** start of Data shown **

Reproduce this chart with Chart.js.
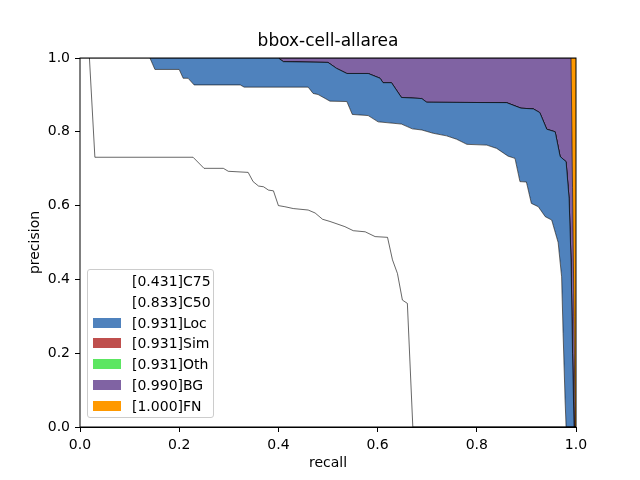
<!DOCTYPE html>
<html>
<head>
<meta charset="utf-8">
<script src="https://cdn.jsdelivr.net/npm/chart.js@4.4.1/dist/chart.umd.min.js"></script>
<style>
  body { margin: 0; background: #fff; }
  #wrap { position: relative; width: 640px; height: 480px; }
  #legend {
    position: absolute; left: 87px; top: 269px; width: 127px; height: 149px;
    border: 1px solid #cccccc; border-radius: 3px; background: rgba(255,255,255,0.8);
    font-family: "DejaVu Sans", sans-serif; font-size: 14px; color: #000;
    box-sizing: border-box; padding-top: 1px;
  }
  #legend .row { position: relative; height: 20.8px; }
  #legend .patch { position: absolute; left: 5px; top: 5px; width: 28px; height: 10px; }
  #legend .txt { position: absolute; left: 44px; top: 1px; line-height: 18px; white-space: nowrap; }
</style>
</head>
<body>
<div id="wrap">
  <canvas id="pr-chart"></canvas>
  <div id="legend"></div>
</div>
<script>
const chartTitle = "bbox-cell-allarea";
const typeNames = ["C75", "C50", "Loc", "Sim", "Oth", "BG", "FN"];
const apValues = [0.431, 0.833, 0.931, 0.931, 0.931, 0.990, 1.000];
const fillColors = [
  "rgb(255, 255, 255)",
  "rgb(255, 255, 255)",
  "rgb(79, 130, 189)",
  "rgb(191, 79, 77)",
  "rgb(92, 230, 97)",
  "rgb(128, 99, 163)",
  "rgb(255, 153, 0)"
];

// precision-recall curves
const recallC75 = [0, 0.019, 0.03, 0.228, 0.25, 0.289, 0.299, 0.339, 0.349, 0.36, 0.37, 0.38, 0.39, 0.40, 0.413,
  0.43, 0.46, 0.474, 0.489, 0.504, 0.534, 0.551, 0.575, 0.595, 0.62, 0.63, 0.64, 0.65, 0.66, 0.671, 1];
const precC75 = [1, 1, 0.731, 0.731, 0.701, 0.701, 0.693, 0.690, 0.665, 0.653, 0.651, 0.642, 0.640, 0.600, 0.597,
  0.592, 0.588, 0.580, 0.563, 0.557, 0.543, 0.532, 0.529, 0.516, 0.514, 0.453, 0.416, 0.344, 0.335, 0, 0];

const recallC50 = [0, 0.141, 0.151, 0.2, 0.208, 0.218, 0.23, 0.323, 0.331, 0.46, 0.47, 0.48, 0.504, 0.538, 0.549,
  0.581, 0.601, 0.648, 0.67, 0.689, 0.712, 0.739, 0.759, 0.78, 0.82, 0.84, 0.863, 0.877, 0.887, 0.90, 0.91,
  0.924, 0.938, 0.951, 0.964, 0.971, 0.974, 0.978, 0.98, 1];
const precC50 = [1, 1, 0.969, 0.969, 0.945, 0.945, 0.927, 0.927, 0.921, 0.921, 0.904, 0.901, 0.883, 0.882, 0.847,
  0.844, 0.827, 0.821, 0.808, 0.805, 0.796, 0.789, 0.780, 0.766, 0.764, 0.755, 0.734, 0.728, 0.665, 0.664, 0.606,
  0.597, 0.570, 0.561, 0.500, 0.407, 0.254, 0.073, 0, 0];

const recallLoc = [0, 0.40, 0.41, 0.50, 0.517, 0.538, 0.581, 0.605, 0.611, 0.628, 0.648, 0.689, 0.699, 0.86, 0.889,
  0.914, 0.927, 0.941, 0.958, 0.968, 0.98, 0.986, 0.99, 0.993, 0.996, 1];
const precLoc = [1, 1, 0.990, 0.988, 0.972, 0.958, 0.958, 0.945, 0.933, 0.933, 0.893, 0.890, 0.880, 0.879, 0.864,
  0.862, 0.852, 0.807, 0.800, 0.733, 0.719, 0.620, 0.450, 0.200, 0, 0];
const recallSim = recallLoc;
const precSim = precLoc;
const recallOth = recallLoc;
const precOth = precLoc;

const recallBG = [0, 0.99, 0.993, 0.996, 0.998, 1];
const precBG = [1, 1, 0.65, 0.3, 0, 0];

const recallFN = [0, 1];
const precFN = [1, 1];

const curves = [
  [recallC75, precC75],
  [recallC50, precC50],
  [recallLoc, precLoc],
  [recallSim, precSim],
  [recallOth, precOth],
  [recallBG, precBG],
  [recallFN, precFN]
];

const datasets = curves.map((c, i) => ({
  label: "[" + apValues[i].toFixed(3) + "]" + typeNames[i],
  data: c[0].map((r, k) => ({ x: r, y: c[1][k] })),
  borderColor: "#000",
  borderWidth: 0.6,
  backgroundColor: fillColors[i],
  pointRadius: 0,
  tension: 0,
  fill: i === 0 ? "origin" : "-1"
}));

// axes frame and a title centred over the plot area (as matplotlib does)
const frame = {
  id: "frame",
  afterDraw(chart) {
    const a = chart.chartArea;
    const ctx = chart.ctx;
    ctx.save();
    ctx.strokeStyle = "#000";
    ctx.lineWidth = 1;
    ctx.strokeRect(a.left, a.top, a.right - a.left, a.bottom - a.top);
    ctx.fillStyle = "#000";
    ctx.font = "17px 'DejaVu Sans', sans-serif";
    ctx.textAlign = "center";
    ctx.textBaseline = "middle";
    ctx.fillText(chartTitle, (a.left + a.right) / 2, 42);
    ctx.restore();
  }
};

Chart.defaults.font.family = "'DejaVu Sans', sans-serif";
Chart.defaults.color = "#000";

const chart = new Chart("pr-chart", {
  type: "line",
  data: { datasets: datasets },
  options: {
    responsive: true,
    maintainAspectRatio: false,
    animation: false,
    layout: { padding: { top: 58, right: 64, bottom: 0, left: 0 } },
    plugins: {
      legend: { display: false },
      tooltip: { enabled: false },
      title: { display: false }
    },
    scales: {
      x: {
        type: "linear",
        min: 0,
        max: 1,
        afterFit: (s) => { s.height = 53; },
        grid: { drawOnChartArea: false, tickLength: 5, tickColor: "#000" },
        border: { color: "#000" },
        ticks: { stepSize: 0.2, font: { size: 14 }, padding: 5, callback: v => v.toFixed(1) },
        title: { display: true, text: "recall", font: { size: 14 }, padding: { top: 2, bottom: 8 } }
      },
      y: {
        type: "linear",
        min: 0,
        max: 1,
        afterFit: (s) => { s.width = 80; },
        grid: { drawOnChartArea: false, tickLength: 5, tickColor: "#000" },
        border: { color: "#000" },
        ticks: { stepSize: 0.2, font: { size: 14 }, padding: 5, callback: v => v.toFixed(1) },
        title: { display: true, text: "precision", font: { size: 14 }, padding: { top: 27, bottom: 4 } }
      }
    }
  },
  plugins: [frame]
});

// legend box in the lower left, like the original
const legendEl = document.getElementById("legend");
chart.data.datasets.forEach(ds => {
  const row = document.createElement("div");
  row.className = "row";
  const patch = document.createElement("span");
  patch.className = "patch";
  patch.style.background = ds.backgroundColor;
  const txt = document.createElement("span");
  txt.className = "txt";
  txt.textContent = ds.label;
  row.appendChild(patch);
  row.appendChild(txt);
  legendEl.appendChild(row);
});
</script>
</body>
</html>
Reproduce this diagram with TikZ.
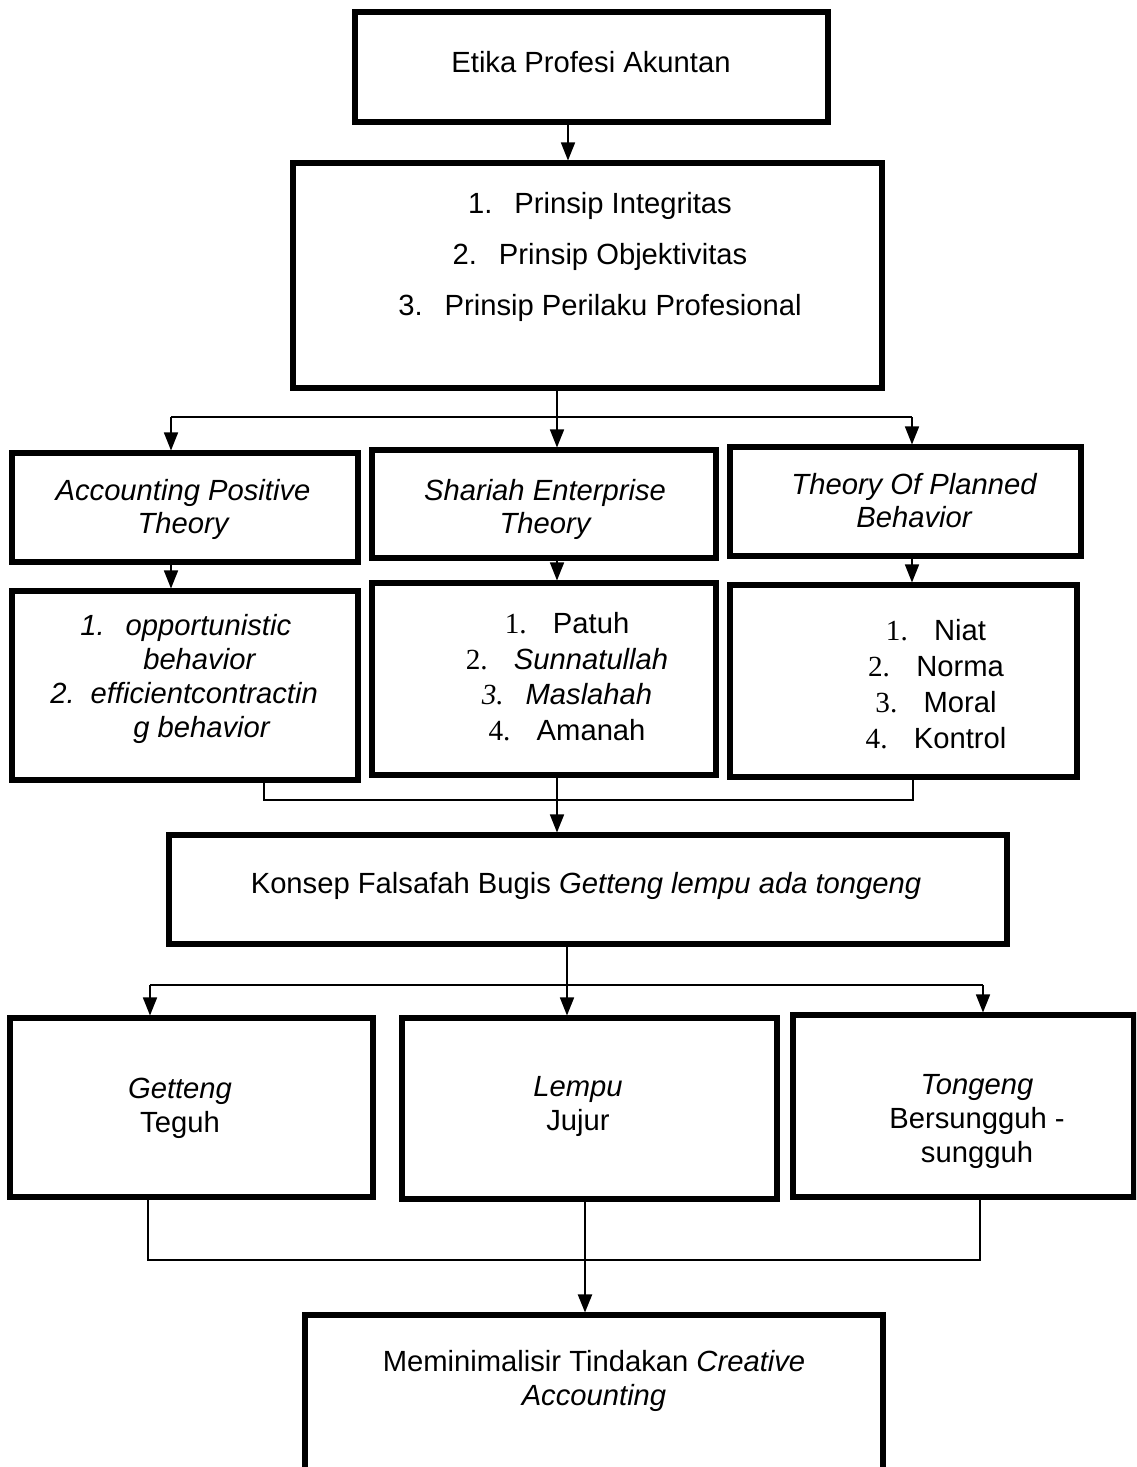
\documentclass[tikz,border=0pt]{standalone}
\usepackage{fontspec}
\setmainfont{Liberation Sans}
\newfontfamily\tnr{Liberation Serif}
\usetikzlibrary{arrows.meta}
\newcommand\bx[5]{\node[boxst, minimum width={(#4-#2)*0.75pt}, minimum height={(#5-#3)*0.75pt}] (#1) at ({(#2+#4)/2},{(#3+#5)/2}) {};}
\begin{document}
\begin{tikzpicture}[x=0.75pt,y=-0.75pt,
  boxst/.style={draw, line width=3.8pt, inner sep=0pt, rectangle},
  txt/.style={inner sep=0pt, align=center},
  ln/.style={line width=1.2pt},
  arr/.style={ln, -{Triangle[width=10.5pt,length=13.5pt]}}]
\useasboundingbox (0,0) rectangle (1136,1467);
\begin{scope}
\clip (0,0) rectangle (1136,1467);
% boxes
\bx{etika}{355}{12}{828}{122}
\bx{prin}{293}{163}{882}{388}
\bx{apt}{12}{453}{358}{562}
\bx{set}{372}{450}{716}{558}
\bx{tpb}{730}{447}{1081}{556}
\bx{lone}{12}{591}{358}{780}
\bx{ltwo}{372}{583}{716}{775}
\bx{lthree}{730}{585}{1077}{777}
\bx{konsep}{169}{835}{1007}{944}
\bx{gt}{10}{1018}{373}{1197}
\bx{lm}{402}{1018}{777}{1199}
\bx{tg}{793}{1015}{1134}{1197}
\bx{final}{305}{1315}{883}{1520}
% texts
\node[txt, font=\fontsize{21.9}{24.75}\selectfont] (etikaT) at (591,62) {Etika Profesi Akuntan};
\node[txt, font=\fontsize{21.9}{38.25}\selectfont] (prinT) at (600,257)
  {1.\hspace{0.75em}Prinsip Integritas\\2.\hspace{0.75em}Prinsip Objektivitas\\3.\hspace{0.75em}Prinsip Perilaku Profesional};
\node[txt, font=\fontsize{21.9}{24.75}\selectfont\itshape] (aptT) at (183,509.5) {Accounting Positive\\Theory};
\node[txt, font=\fontsize{21.9}{24.75}\selectfont\itshape] (setT) at (545,509.5) {Shariah Enterprise\\Theory};
\node[txt, font=\fontsize{21.9}{24.75}\selectfont\itshape] (tpbT) at (914,500.5) {Theory Of Planned\\Behavior};
\node[inner sep=0pt, align=left, anchor=west, font=\fontsize{21.9}{25.3}\selectfont\itshape] (loneT) at (50,679)
  {\hspace*{22.5pt}1.\hspace{15.75pt}opportunistic\\\hspace*{69.75pt}behavior\\2.\hspace{12pt}efficientcontractin\\\hspace*{62.25pt}g behavior};
\node[txt, font=\fontsize{21.9}{26.8}\selectfont] (ltwoT) at (567,676.5)
  {{\tnr 1.}\hspace{0.9em}Patuh\\{\tnr 2.}\hspace{0.9em}\textit{Sunnatullah}\\{\tnr\itshape 3.}\hspace{0.75em}\textit{Maslahah}\\{\tnr 4.}\hspace{0.9em}Amanah};
\node[txt, font=\fontsize{21.9}{27}\selectfont] (lthreeT) at (936,684)
  {{\tnr 1.}\hspace{0.9em}Niat\\{\tnr 2.}\hspace{0.9em}Norma\\{\tnr 3.}\hspace{0.9em}Moral\\{\tnr 4.}\hspace{0.9em}Kontrol};
\node[txt, font=\fontsize{21.9}{24.75}\selectfont] (konsepT) at (586,885.5) {Konsep Falsafah Bugis \textit{Getteng lempu ada tongeng}};
\node[txt, font=\fontsize{21.9}{25.5}\selectfont] (gtT) at (180,1108.5) {\textit{Getteng}\\Teguh};
\node[txt, font=\fontsize{21.9}{25.5}\selectfont] (lmT) at (578,1106) {\textit{Lempu}\\Jujur};
\node[txt, font=\fontsize{21.9}{25.5}\selectfont] (tgT) at (977,1121) {\textit{Tongeng}\\Bersungguh -\\sungguh};
\node[txt, font=\fontsize{21.9}{26}\selectfont] (finalT) at (594,1381) {Meminimalisir Tindakan \textit{Creative}\\\textit{Accounting}};
% junction coordinates
\coordinate (c0) at (568,140);
\coordinate (j1) at (557,417);
\coordinate (j1l) at (171,417);
\coordinate (j1r) at (912,417);
\coordinate (j2) at (557,800);
\coordinate (j2l) at (264,800);
\coordinate (j2r) at (913,800);
\coordinate (j3) at (567,985);
\coordinate (j3l) at (150,985);
\coordinate (j3r) at (983,985);
\coordinate (j4) at (585,1260);
\coordinate (j4l) at (148,1260);
\coordinate (j4r) at (980,1260);
% connectors
\draw[arr] (etika.south -| c0) -- (prin.north -| c0);
\draw[ln] (prin.south -| j1) -- (j1);
\draw[ln] (j1l) -- (j1r);
\draw[arr] (j1l) -- (apt.north -| j1l);
\draw[arr] (j1) -- (set.north -| j1);
\draw[arr] (j1r) -- (tpb.north -| j1r);
\draw[arr] (apt.south -| j1l) -- (lone.north -| j1l);
\draw[arr] (set.south -| j1) -- (ltwo.north -| j1);
\draw[arr] (tpb.south -| j1r) -- (lthree.north -| j1r);
\draw[ln] (lone.south -| j2l) -- (j2l) -- (j2r) -- (lthree.south -| j2r);
\draw[arr] (ltwo.south -| j2) -- (konsep.north -| j2);
\draw[ln] (konsep.south -| j3) -- (j3);
\draw[ln] (j3l) -- (j3r);
\draw[arr] (j3l) -- (gt.north -| j3l);
\draw[arr] (j3) -- (lm.north -| j3);
\draw[arr] (j3r) -- (tg.north -| j3r);
\draw[ln] (gt.south -| j4l) -- (j4l) -- (j4r) -- (tg.south -| j4r);
\draw[arr, line width=1.6pt] (lm.south -| j4) -- (final.north -| j4);
\end{scope}
\end{tikzpicture}
\end{document}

** end of Data shown **

Give the lines again word for word, from the start of the records to the line holding "0.335, 0, 0];", both included, and leave out any picture.

Reproduce this chart with Chart.js.
<!DOCTYPE html>
<html>
<head>
<meta charset="utf-8">
<script src="https://cdn.jsdelivr.net/npm/chart.js@4.4.1/dist/chart.umd.min.js"></script>
<style>
  body { margin: 0; background: #fff; }
  #wrap { position: relative; width: 640px; height: 480px; }
  #legend {
    position: absolute; left: 87px; top: 269px; width: 127px; height: 149px;
    border: 1px solid #cccccc; border-radius: 3px; background: rgba(255,255,255,0.8);
    font-family: "DejaVu Sans", sans-serif; font-size: 14px; color: #000;
    box-sizing: border-box; padding-top: 1px;
  }
  #legend .row { position: relative; height: 20.8px; }
  #legend .patch { position: absolute; left: 5px; top: 5px; width: 28px; height: 10px; }
  #legend .txt { position: absolute; left: 44px; top: 1px; line-height: 18px; white-space: nowrap; }
</style>
</head>
<body>
<div id="wrap">
  <canvas id="pr-chart"></canvas>
  <div id="legend"></div>
</div>
<script>
const chartTitle = "bbox-cell-allarea";
const typeNames = ["C75", "C50", "Loc", "Sim", "Oth", "BG", "FN"];
const apValues = [0.431, 0.833, 0.931, 0.931, 0.931, 0.990, 1.000];
const fillColors = [
  "rgb(255, 255, 255)",
  "rgb(255, 255, 255)",
  "rgb(79, 130, 189)",
  "rgb(191, 79, 77)",
  "rgb(92, 230, 97)",
  "rgb(128, 99, 163)",
  "rgb(255, 153, 0)"
];

// precision-recall curves
const recallC75 = [0, 0.019, 0.03, 0.228, 0.25, 0.289, 0.299, 0.339, 0.349, 0.36, 0.37, 0.38, 0.39, 0.40, 0.413,
  0.43, 0.46, 0.474, 0.489, 0.504, 0.534, 0.551, 0.575, 0.595, 0.62, 0.63, 0.64, 0.65, 0.66, 0.671, 1];
const precC75 = [1, 1, 0.731, 0.731, 0.701, 0.701, 0.693, 0.690, 0.665, 0.653, 0.651, 0.642, 0.640, 0.600, 0.597,
  0.592, 0.588, 0.580, 0.563, 0.557, 0.543, 0.532, 0.529, 0.516, 0.514, 0.453, 0.416, 0.344, 0.335, 0, 0];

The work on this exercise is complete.